Return all the data below as it stands, minus the pictures.
##############################
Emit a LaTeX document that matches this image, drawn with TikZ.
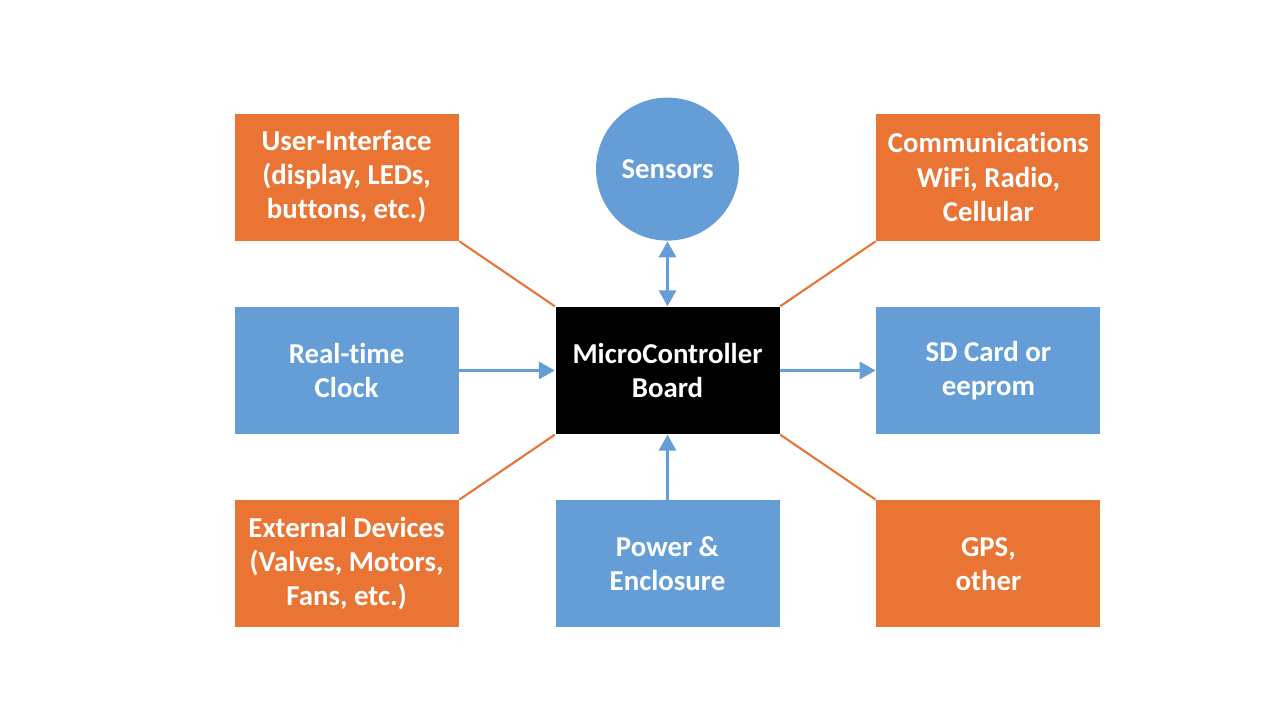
\documentclass[tikz,border=0pt]{standalone}
\usepackage{fontspec}
\setmainfont{Carlito}[Ligatures=NoCommon]
\usetikzlibrary{positioning, arrows.meta}
\definecolor{boxblue}{HTML}{659ED6}
\definecolor{boxorange}{HTML}{E97434}

\begin{document}
\begin{tikzpicture}[
			node distance = 0.65cm and 0.955cm,
			>={Triangle[length=0.16cm,width=0.17cm]},
			every node/.style = {
				font=\fontsize{8.2}{9.7}\selectfont\bfseries,
				text=white, align=center, inner sep=0pt
			},
			part/.style = {rectangle, minimum width=2.24cm, minimum height=1.27cm},
			bluepart/.style = {part, fill=boxblue},
			orangepart/.style = {part, fill=boxorange},
			link/.style = {draw=boxorange, line width=0.6pt},
			flow/.style = {color=boxblue, line width=0.9pt, ->}]
			\useasboundingbox (0,0) rectangle (12.8,7.2);
			\node (mcu) [part, fill=black] at (6.675,3.495) {MicroController\\Board};
			\node (rtc) [bluepart, left = of mcu] {Real-time\\Clock};
			\node (ui) [orangepart, above = of rtc] {User-Interface\\(display, LEDs,\\buttons, etc.)};
			\node (ext) [orangepart, below = of rtc] {External Devices\\(Valves, Motors,\\Fans, etc.)};
			\node (sensors) [circle, fill=boxblue, minimum size=1.43cm, above = of mcu] {Sensors};
			\node (power) [bluepart, below = of mcu] {Power \&\\Enclosure};
			\node (sd) [bluepart, right = of mcu] {SD Card or\\eeprom};
			\node (comm) [orangepart, above = of sd] {Communications\\WiFi, Radio,\\Cellular};
			\node (gps) [orangepart, below = of sd] {GPS,\\other};
			\path [link]
			(ui.south east) -- (mcu.north west)
			(comm.south west) -- (mcu.north east)
			(ext.north east) -- (mcu.south west)
			(gps.north west) -- (mcu.south east);
			\path [flow]
			(rtc) edge (mcu)
			(mcu) edge (sd)
			(power) edge (mcu)
			(sensors) edge [<->] (mcu);
		\end{tikzpicture}
\end{document}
##############################
**OUTPUT FOR THIS EXERCISE**
Emit a LaTeX document that matches this image, drawn with TikZ.
\documentclass[tikz,border=0pt]{standalone}
\usepackage{fontspec}
\setmainfont{Carlito}[Ligatures=NoCommon]
\usetikzlibrary{positioning, arrows.meta}
\definecolor{boxblue}{HTML}{659ED6}
\definecolor{boxorange}{HTML}{E97434}

\begin{document}
\begin{tikzpicture}[
			node distance = 0.65cm and 0.955cm,
			>={Triangle[length=0.16cm,width=0.17cm]},
			every node/.style = {
				font=\fontsize{8.2}{9.7}\selectfont\bfseries,
				text=white, align=center, inner sep=0pt
			},
			part/.style = {rectangle, minimum width=2.24cm, minimum height=1.27cm},
			bluepart/.style = {part, fill=boxblue},
			orangepart/.style = {part, fill=boxorange},
			link/.style = {draw=boxorange, line width=0.6pt},
			flow/.style = {color=boxblue, line width=0.9pt, ->}]
			\useasboundingbox (0,0) rectangle (12.8,7.2);
			\node (mcu) [part, fill=black] at (6.675,3.495) {MicroController\\Board};
			\node (rtc) [bluepart, left = of mcu] {Real-time\\Clock};
			\node (ui) [orangepart, above = of rtc] {User-Interface\\(display, LEDs,\\buttons, etc.)};
			\node (ext) [orangepart, below = of rtc] {External Devices\\(Valves, Motors,\\Fans, etc.)};
			\node (sensors) [circle, fill=boxblue, minimum size=1.43cm, above = of mcu] {Sensors};
			\node (power) [bluepart, below = of mcu] {Power \&\\Enclosure};
			\node (sd) [bluepart, right = of mcu] {SD Card or\\eeprom};
			\node (comm) [orangepart, above = of sd] {Communications\\WiFi, Radio,\\Cellular};
			\node (gps) [orangepart, below = of sd] {GPS,\\other};
			\path [link]
			(ui.south east) -- (mcu.north west)
			(comm.south west) -- (mcu.north east)
			(ext.north east) -- (mcu.south west)
			(gps.north west) -- (mcu.south east);
			\path [flow]
			(rtc) edge (mcu)
			(mcu) edge (sd)
			(power) edge (mcu)
			(sensors) edge [<->] (mcu);
		\end{tikzpicture}
\end{document}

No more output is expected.